Return each line of the data below exactly, omitting any pictures.

Information provided start

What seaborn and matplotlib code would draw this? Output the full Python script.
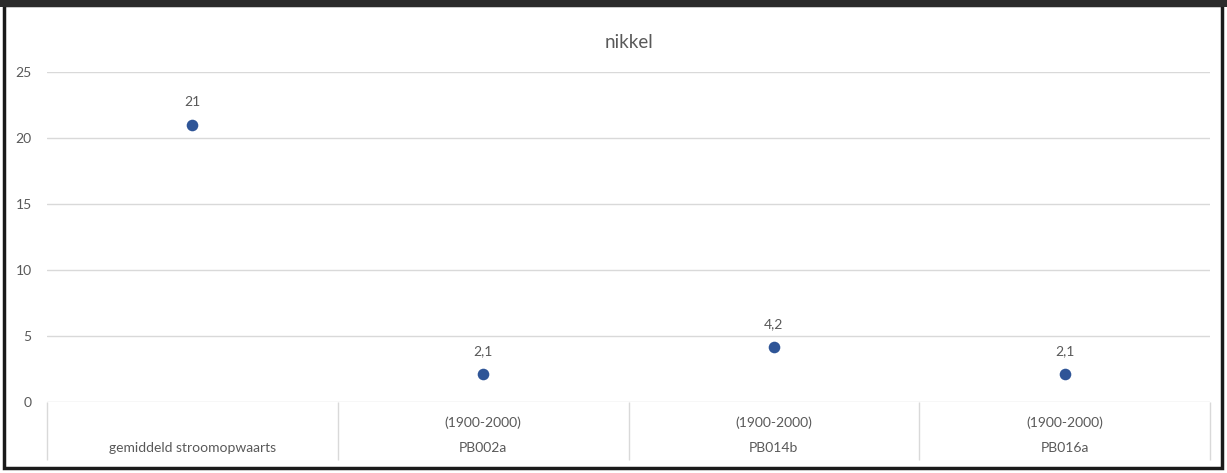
import matplotlib
matplotlib.use("Agg")
import matplotlib.pyplot as plt
import matplotlib.transforms as mtransforms
from matplotlib.patches import Rectangle
import pandas as pd
import seaborn as sns

# ========== DATA ==========
locations = ["gemiddeld stroomopwaarts", "PB002a", "PB014b", "PB016a"]
periods = ["", "(1900-2000)", "(1900-2000)", "(1900-2000)"]
nickel = [21, 2.1, 4.2, 2.1]
y_ticks = [0, 5, 10, 15, 20, 25]

df = pd.DataFrame({"pos": range(len(locations)), "value": nickel})

# ========== STYLE ==========
sns.set_theme(style="white")
plt.rcParams["font.family"] = ["Lato", "DejaVu Sans"]
text_grey = "#595959"
grid_grey = "#d9d9d9"
dot_blue = "#2f5597"

fig = plt.figure(figsize=(12.27, 4.73), dpi=100)
ax_h = 330
ax = fig.add_axes([47 / 1227, 71 / 473, (1210 - 47) / 1227, ax_h / 473])

sns.scatterplot(data=df, x="pos", y="value", ax=ax, color=dot_blue,
                s=70, edgecolor=dot_blue, linewidth=0, zorder=3)

# data labels, dutch decimal comma
for x, v in zip(df["pos"], df["value"]):
    label = f"{v:g}".replace(".", ",")
    ax.annotate(label, (x, v), xytext=(0, 12), textcoords="offset points",
                ha="center", va="bottom", fontsize=10, color=text_grey)

ax.set_xlim(-0.5, len(locations) - 0.5)
ax.set_ylim(0, 25)
ax.set_yticks(y_ticks)
ax.yaxis.grid(True, color=grid_grey, linewidth=1)
ax.xaxis.grid(False)
for s in ax.spines.values():
    s.set_visible(False)
ax.tick_params(axis="y", length=0, pad=11, labelsize=10, labelcolor=text_grey)
ax.set_xticks([])
ax.set_xlabel("")
ax.set_ylabel("")

# multi-level category axis
trans = mtransforms.blended_transform_factory(ax.transData, ax.transAxes)
for x, p, n in zip(df["pos"], periods, locations):
    ax.text(x, -21 / ax_h, p, transform=trans, ha="center", va="center",
            fontsize=10, color=text_grey)
    ax.text(x, -46 / ax_h, n, transform=trans, ha="center", va="center",
            fontsize=10, color=text_grey)
bounds = [i - 0.5 for i in range(len(locations) + 1)]
ax.vlines(bounds, -58 / ax_h, 0, transform=trans, color=grid_grey,
          linewidth=1, clip_on=False)

ax.set_title("nikkel", fontsize=13.5, color=text_grey, pad=17)

# dark frame around the chart
fig.patches.append(Rectangle((4 / 1227, 5 / 473), 1218 / 1227, 463 / 473,
                             transform=fig.transFigure, fill=False,
                             edgecolor="#1a1a1a", linewidth=2.5))
fig.patches.append(Rectangle((0, 466 / 473), 1, 7 / 473,
                             transform=fig.transFigure, fill=True,
                             facecolor="#2b2b2b", edgecolor="none"))

fig.savefig("out.png", dpi=100)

Information provided end

> **Completed task**:
What seaborn and matplotlib code would draw this? Output the full Python script.
import matplotlib
matplotlib.use("Agg")
import matplotlib.pyplot as plt
import matplotlib.transforms as mtransforms
from matplotlib.patches import Rectangle
import pandas as pd
import seaborn as sns

# ========== DATA ==========
locations = ["gemiddeld stroomopwaarts", "PB002a", "PB014b", "PB016a"]
periods = ["", "(1900-2000)", "(1900-2000)", "(1900-2000)"]
nickel = [21, 2.1, 4.2, 2.1]
y_ticks = [0, 5, 10, 15, 20, 25]

df = pd.DataFrame({"pos": range(len(locations)), "value": nickel})

# ========== STYLE ==========
sns.set_theme(style="white")
plt.rcParams["font.family"] = ["Lato", "DejaVu Sans"]
text_grey = "#595959"
grid_grey = "#d9d9d9"
dot_blue = "#2f5597"

fig = plt.figure(figsize=(12.27, 4.73), dpi=100)
ax_h = 330
ax = fig.add_axes([47 / 1227, 71 / 473, (1210 - 47) / 1227, ax_h / 473])

sns.scatterplot(data=df, x="pos", y="value", ax=ax, color=dot_blue,
                s=70, edgecolor=dot_blue, linewidth=0, zorder=3)

# data labels, dutch decimal comma
for x, v in zip(df["pos"], df["value"]):
    label = f"{v:g}".replace(".", ",")
    ax.annotate(label, (x, v), xytext=(0, 12), textcoords="offset points",
                ha="center", va="bottom", fontsize=10, color=text_grey)

ax.set_xlim(-0.5, len(locations) - 0.5)
ax.set_ylim(0, 25)
ax.set_yticks(y_ticks)
ax.yaxis.grid(True, color=grid_grey, linewidth=1)
ax.xaxis.grid(False)
for s in ax.spines.values():
    s.set_visible(False)
ax.tick_params(axis="y", length=0, pad=11, labelsize=10, labelcolor=text_grey)
ax.set_xticks([])
ax.set_xlabel("")
ax.set_ylabel("")

# multi-level category axis
trans = mtransforms.blended_transform_factory(ax.transData, ax.transAxes)
for x, p, n in zip(df["pos"], periods, locations):
    ax.text(x, -21 / ax_h, p, transform=trans, ha="center", va="center",
            fontsize=10, color=text_grey)
    ax.text(x, -46 / ax_h, n, transform=trans, ha="center", va="center",
            fontsize=10, color=text_grey)
bounds = [i - 0.5 for i in range(len(locations) + 1)]
ax.vlines(bounds, -58 / ax_h, 0, transform=trans, color=grid_grey,
          linewidth=1, clip_on=False)

ax.set_title("nikkel", fontsize=13.5, color=text_grey, pad=17)

# dark frame around the chart
fig.patches.append(Rectangle((4 / 1227, 5 / 473), 1218 / 1227, 463 / 473,
                             transform=fig.transFigure, fill=False,
                             edgecolor="#1a1a1a", linewidth=2.5))
fig.patches.append(Rectangle((0, 466 / 473), 1, 7 / 473,
                             transform=fig.transFigure, fill=True,
                             facecolor="#2b2b2b", edgecolor="none"))

fig.savefig("out.png", dpi=100)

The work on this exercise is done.